I already read this tomorrow.
I could get a spaceship, travel at the speed of light for 20 years and come back, and the earth would have aged 100 years, so I would have time-traveled into the future!
I could gather up all the winning lottery numbers and stock market quotes!
Not sure what I’d do with them, though.
God can see both ends of time and everything in between.....Hmmmmmmmm....
It is all explained in perfect detail in the Bible.
Genesis 1:1 “In the beginning, God created the heavens and the earth.
John 1:1-3 In the beginning was the Word, and the Word was with God, and the Word was God.

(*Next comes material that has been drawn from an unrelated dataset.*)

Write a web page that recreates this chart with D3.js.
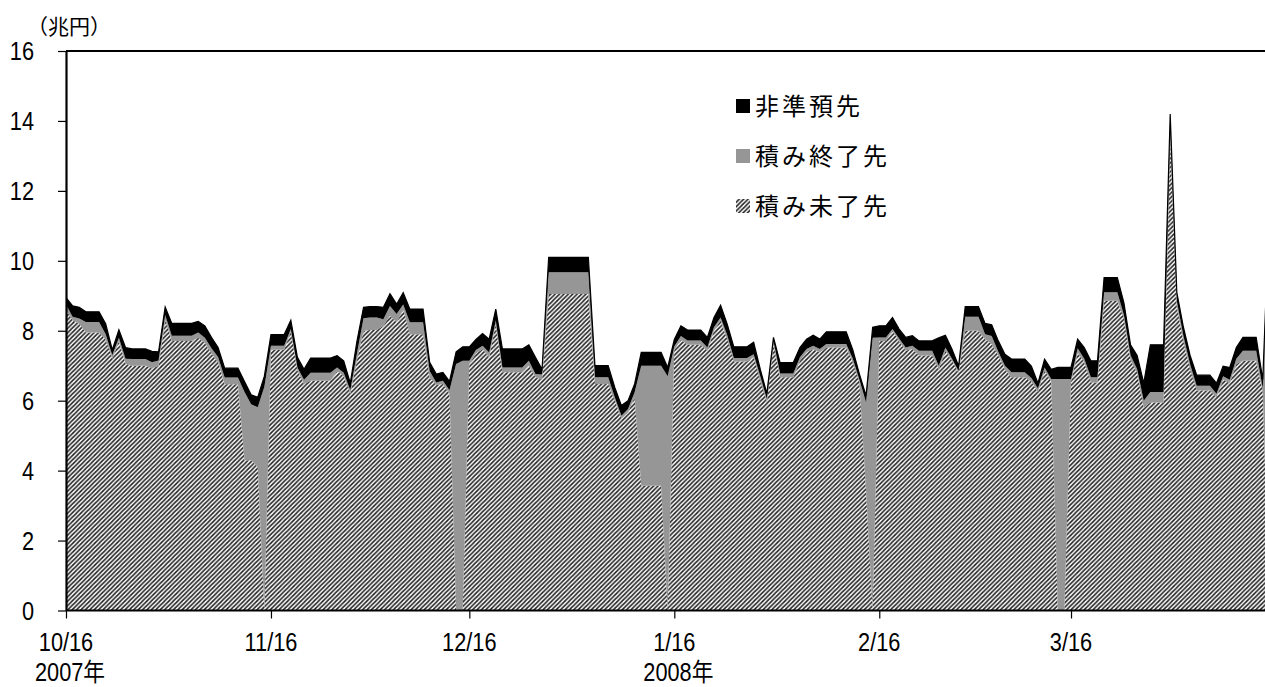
<!DOCTYPE html>
<html>
<head>
<meta charset="utf-8">
<script src="https://cdn.jsdelivr.net/npm/d3@7"></script>
<style>
  body { margin: 0; background: #fff; }
  svg { display: block; }
  text { font-family: "Noto Sans CJK JP", "Noto Sans", sans-serif; fill: #000; }
  text.num { font-family: "Liberation Sans", "Noto Sans CJK JP", sans-serif; }
</style>
</head>
<body>
<svg id="chart" width="1265" height="687"></svg>
<script>
// Daily reserve balances by type of institution (trillion yen), 2007/10/16 - 2008/4/15
const startDate = "2007-10-16";
const endDate = "2008-04-15";

// 積み未了先 : institutions that have not yet met their reserve requirement
const mikanryo = [
  8.6, 8.3, 8.2, 7.95, 7.95, 7.95, 7.75, 7.2, 7.7, 7.06,
  7.0, 7.0, 7.0, 6.92, 7.0, 8.3, 7.71, 7.71, 7.71, 7.71,
  7.8, 7.65, 7.35, 7.1, 6.47, 6.47, 6.47, 4.3, 4.3, 4.1,
  0, 7.46, 7.46, 7.46, 7.98, 6.86, 6.48, 6.57, 6.57, 6.57,
  6.57, 6.85, 6.7, 6.2, 7.15, 7.99, 8.02, 8.02, 8.14, 8.43,
  8.24, 8.6, 7.9, 7.9, 7.9, 6.65, 6.45, 6.48, 6.2, 0,
  0, 7.05, 7.35, 7.48, 7.24, 8.19, 6.81, 6.81, 6.81, 6.81,
  7.0, 6.67, 6.6, 9.05, 9.05, 9.05, 9.05, 9.05, 9.05, 9.05,
  6.48, 6.48, 6.48, 6.0, 5.48, 5.67, 6.1, 3.57, 3.57, 3.57,
  3.57, 0, 7.45, 7.75, 7.6, 7.6, 7.6, 7.43, 8.0, 8.3,
  7.76, 7.12, 7.12, 7.12, 7.24, 6.55, 5.95, 7.62, 6.67, 6.67,
  6.67, 7.14, 7.38, 7.48, 7.38, 7.52, 7.52, 7.52, 7.52, 7.1,
  6.5, 3.4, 0, 7.71, 7.71, 8.0, 7.7, 7.43, 7.48, 7.29,
  7.29, 7.29, 6.9, 7.43, 7.14, 6.8, 8.0, 8.0, 8.0, 7.76,
  7.62, 7.3, 6.9, 6.67, 6.67, 6.67, 6.55, 6.25, 6.86, 6.55,
  0, 0, 6.55, 7.38, 7.1, 6.52, 6.52, 8.86, 8.86, 8.86,
  8.35, 7.15, 6.8, 5.8, 5.95, 5.95, 5.95, 13.5, 8.7, 7.7,
  6.9, 6.29, 6.29, 6.29, 6.1, 6.6, 6.5, 7.05, 7.14, 7.14,
  7.14, 6.25, 0
];

// 積み終了先 : institutions that have already met their requirement
const shuryo = [
  0.15, 0.1, 0.15, 0.3, 0.3, 0.3, 0.15, 0.1, 0.1, 0.14,
  0.19, 0.19, 0.19, 0.18, 0.15, 0.15, 0.15, 0.15, 0.15, 0.15,
  0.15, 0.15, 0.15, 0.15, 0.19, 0.19, 0.19, 1.95, 1.6, 1.71,
  6.4, 0.11, 0.11, 0.11, 0.07, 0.09, 0.12, 0.23, 0.23, 0.23,
  0.23, 0.1, 0.1, 0.1, 0.2, 0.37, 0.36, 0.36, 0.19, 0.28,
  0.24, 0.15, 0.34, 0.34, 0.34, 0.2, 0.07, 0.09, 0.1, 7.05,
  7.14, 0.09, 0.1, 0.09, 0.14, 0.1, 0.14, 0.14, 0.14, 0.14,
  0.14, 0.09, 0.15, 0.62, 0.62, 0.62, 0.62, 0.62, 0.62, 0.62,
  0.19, 0.19, 0.19, 0.1, 0.09, 0.09, 0.14, 3.43, 3.43, 3.43,
  3.43, 6.7, 0.1, 0.1, 0.12, 0.12, 0.12, 0.09, 0.1, 0.08,
  0.12, 0.1, 0.1, 0.1, 0.09, 0.15, 0.1, 0.08, 0.11, 0.11,
  0.11, 0.1, 0.1, 0.09, 0.1, 0.1, 0.1, 0.1, 0.1, 0.1,
  0.1, 2.55, 7.8, 0.1, 0.1, 0.05, 0.08, 0.09, 0.09, 0.14,
  0.14, 0.14, 0.1, 0.09, 0.06, 0.05, 0.4, 0.4, 0.4, 0.14,
  0.23, 0.1, 0.1, 0.14, 0.14, 0.14, 0.1, 0.1, 0.09, 0.07,
  6.62, 6.62, 0.07, 0.12, 0.1, 0.15, 0.15, 0.24, 0.24, 0.24,
  0.1, 0.15, 0.1, 0.2, 0.3, 0.3, 0.3, 0.4, 0.15, 0.15,
  0.15, 0.14, 0.14, 0.14, 0.1, 0.1, 0.1, 0.15, 0.29, 0.29,
  0.29, 0.1, 11.2
];

// 非準預先 : institutions outside the reserve requirement system
const hijunyo = [
  0.2, 0.31, 0.32, 0.29, 0.29, 0.29, 0.3, 0.15, 0.23, 0.32,
  0.29, 0.29, 0.29, 0.31, 0.25, 0.23, 0.35, 0.35, 0.35, 0.35,
  0.32, 0.34, 0.31, 0.27, 0.27, 0.27, 0.27, 0.3, 0.27, 0.29,
  0.3, 0.32, 0.32, 0.32, 0.25, 0.29, 0.3, 0.42, 0.42, 0.42,
  0.42, 0.34, 0.34, 0.2, 0.35, 0.31, 0.31, 0.31, 0.34, 0.35,
  0.28, 0.34, 0.38, 0.38, 0.38, 0.25, 0.24, 0.24, 0.25, 0.35,
  0.4, 0.4, 0.3, 0.35, 0.38, 0.33, 0.53, 0.53, 0.53, 0.53,
  0.46, 0.48, 0.15, 0.43, 0.43, 0.43, 0.43, 0.43, 0.43, 0.43,
  0.33, 0.33, 0.33, 0.28, 0.29, 0.24, 0.24, 0.38, 0.38, 0.38,
  0.38, 0.25, 0.2, 0.29, 0.3, 0.3, 0.3, 0.29, 0.28, 0.35,
  0.31, 0.32, 0.32, 0.32, 0.34, 0.2, 0.15, 0.11, 0.31, 0.31,
  0.31, 0.28, 0.28, 0.3, 0.28, 0.35, 0.35, 0.35, 0.35, 0.25,
  0.16, 0.19, 0.3, 0.33, 0.33, 0.33, 0.27, 0.29, 0.29, 0.28,
  0.28, 0.28, 0.8, 0.35, 0.27, 0.14, 0.29, 0.29, 0.29, 0.31,
  0.32, 0.31, 0.33, 0.38, 0.38, 0.38, 0.34, 0.15, 0.24, 0.28,
  0.33, 0.33, 0.33, 0.26, 0.32, 0.47, 0.47, 0.42, 0.42, 0.42,
  0.35, 0.3, 0.39, 0.5, 1.35, 1.35, 1.35, 0.3, 0.25, 0.25,
  0.25, 0.3, 0.3, 0.3, 0.3, 0.29, 0.35, 0.32, 0.38, 0.38,
  0.38, 0.25, 0.3
];

const seriesKeys = ["mikanryo", "shuryo", "hijunyo"];
const legendLabels = ["非準預先", "積み終了先", "積み未了先"];
const yTicks = [0, 2, 4, 6, 8, 10, 12, 14, 16];
const xTickDates = ["2007-10-16", "2007-11-16", "2007-12-16", "2008-01-16", "2008-02-16", "2008-03-16"];
const xTickLabels = ["10/16", "11/16", "12/16", "1/16", "2/16", "3/16"];
const yearDates = ["2007-10-16", "2008-01-16"];
const yearLabels = ["2007年", "2008年"];
const unitLabel = "（兆円）";

const parse = d3.utcParse("%Y-%m-%d");
const days = d3.utcDay.range(parse(startDate), d3.utcDay.offset(parse(endDate), 1));
const rows = days.map((date, i) => ({
  date,
  mikanryo: mikanryo[i],
  shuryo: shuryo[i],
  hijunyo: hijunyo[i]
}));

const svg = d3.select("#chart");
const plotLeft = 66, plotTop = 51, plotBottom = 610.5;
const pxPerDay = 6.612;
const plotRight = plotLeft + pxPerDay * (days.length - 1);
const labelSize = 25, labelSqueeze = 0.87;

const x = d3.scaleUtc().domain([days[0], days[days.length - 1]]).range([plotLeft, plotRight]);
const y = d3.scaleLinear().domain([0, 16]).range([plotBottom, plotTop]);

const defs = svg.append("defs");
const hatch = defs.append("pattern")
  .attr("id", "hatch")
  .attr("patternUnits", "userSpaceOnUse")
  .attr("width", 4.4).attr("height", 4.4);
hatch.append("rect").attr("width", 4.4).attr("height", 4.4).attr("fill", "#fff");
hatch.append("path")
  .attr("d", "M0,4.4 L4.4,0 M-1.1,1.1 L1.1,-1.1 M3.3,5.5 L5.5,3.3")
  .attr("stroke", "#222").attr("stroke-width", 1.6);

defs.append("clipPath").attr("id", "plotClip")
  .append("rect").attr("x", plotLeft).attr("y", plotTop - 2)
  .attr("width", plotRight - plotLeft).attr("height", plotBottom - plotTop + 2);

const stack = d3.stack().keys(seriesKeys);
const layers = stack(rows);
const fills = { mikanryo: "url(#hatch)", shuryo: "#969696", hijunyo: "#000" };

const area = d3.area()
  .x(d => x(d.data.date))
  .y0(d => y(d[0]))
  .y1(d => y(d[1]));

const plot = svg.append("g").attr("clip-path", "url(#plotClip)");
plot.selectAll("path.layer")
  .data(layers)
  .join("path")
  .attr("class", "layer")
  .attr("fill", d => fills[d.key])
  .attr("d", area);

// thin outline along the total
plot.append("path")
  .datum(layers[layers.length - 1])
  .attr("fill", "none")
  .attr("stroke", "#000")
  .attr("stroke-width", 1.2)
  .attr("d", d3.line().x(d => x(d.data.date)).y(d => y(d[1])));

// frame: top border
svg.append("line")
  .attr("x1", plotLeft).attr("x2", 1265)
  .attr("y1", plotTop).attr("y2", plotTop)
  .attr("stroke", "#000").attr("stroke-width", 2);

// y axis
const yAxis = svg.append("g")
  .attr("transform", `translate(${plotLeft},0)`)
  .call(d3.axisLeft(y).tickValues(yTicks).tickSize(8).tickSizeOuter(0).tickFormat(""));
yAxis.select(".domain").attr("stroke-width", 2.2);
yAxis.selectAll(".tick line").attr("stroke-width", 1.2);

svg.append("g").selectAll("text")
  .data(yTicks)
  .join("text")
  .attr("class", "num")
  .attr("transform", v => `translate(34,${y(v) + 9}) scale(${labelSqueeze},1)`)
  .attr("text-anchor", "end")
  .style("font-size", `${labelSize}px`)
  .text(v => v);

// x axis
const xAxis = svg.append("g")
  .attr("transform", `translate(0,${plotBottom})`)
  .call(d3.axisBottom(x).tickValues(xTickDates.map(parse)).tickSize(8).tickSizeOuter(0).tickFormat(""));
xAxis.select(".domain").attr("stroke-width", 1.8).attr("d", `M${plotLeft},0H1265`);
xAxis.selectAll(".tick line").attr("stroke-width", 1.2);

svg.append("g").selectAll("text")
  .data(xTickDates)
  .join("text")
  .attr("class", "num")
  .attr("transform", d => `translate(${x(parse(d))},651) scale(${labelSqueeze},1)`)
  .attr("text-anchor", "middle")
  .style("font-size", `${labelSize}px`)
  .text((d, i) => xTickLabels[i]);

svg.append("g").selectAll("text")
  .data(yearDates)
  .join("text")
  .attr("class", "num")
  .attr("transform", d => `translate(${x(parse(d)) - 31},681) scale(${labelSqueeze},1)`)
  .attr("text-anchor", "start")
  .style("font-size", `${labelSize}px`)
  .text((d, i) => yearLabels[i]);

// unit label
svg.append("text")
  .attr("x", 27).attr("y", 34)
  .style("font-size", "21px")
  .text(unitLabel);

// legend
const legendFills = ["#000", "#969696", "url(#hatch)"];
const legend = svg.append("g").attr("transform", "translate(736,0)");
legendLabels.forEach((name, i) => {
  const cy = 106 + i * 50;
  legend.append("rect")
    .attr("x", 0).attr("y", cy - 7)
    .attr("width", 14).attr("height", 14)
    .attr("fill", legendFills[i]);
  legend.append("text")
    .attr("x", 19).attr("y", cy + 9)
    .style("font-size", "24px")
    .style("letter-spacing", "3px")
    .text(name);
});
</script>
</body>
</html>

2 He was with God in the beginning.
3 Through him all things were made; without him nothing was made that has been made.
I revise and extend my remarks.
Apparently, the best I could hope for would be maybe 90% speed of light.
In which case, after a 20 year flight, the world would have aged maybe 40-some years.
And according to Al Gore, would have since become a flaming globe covered in water.
e=mc^2....Understand the words here, but WHERE is this happening? In Space? Where’d space come from?
Praise God! Someone else who uses the Bible for Truth...
There has to be time travelers visiting us from the future. How else would all the history revisionists get their ideas?
Or, maybe time travel is only a one-way trip. You can travel to the future, but traveling to the past is impossible.
See the time machine in Futurama as a case study.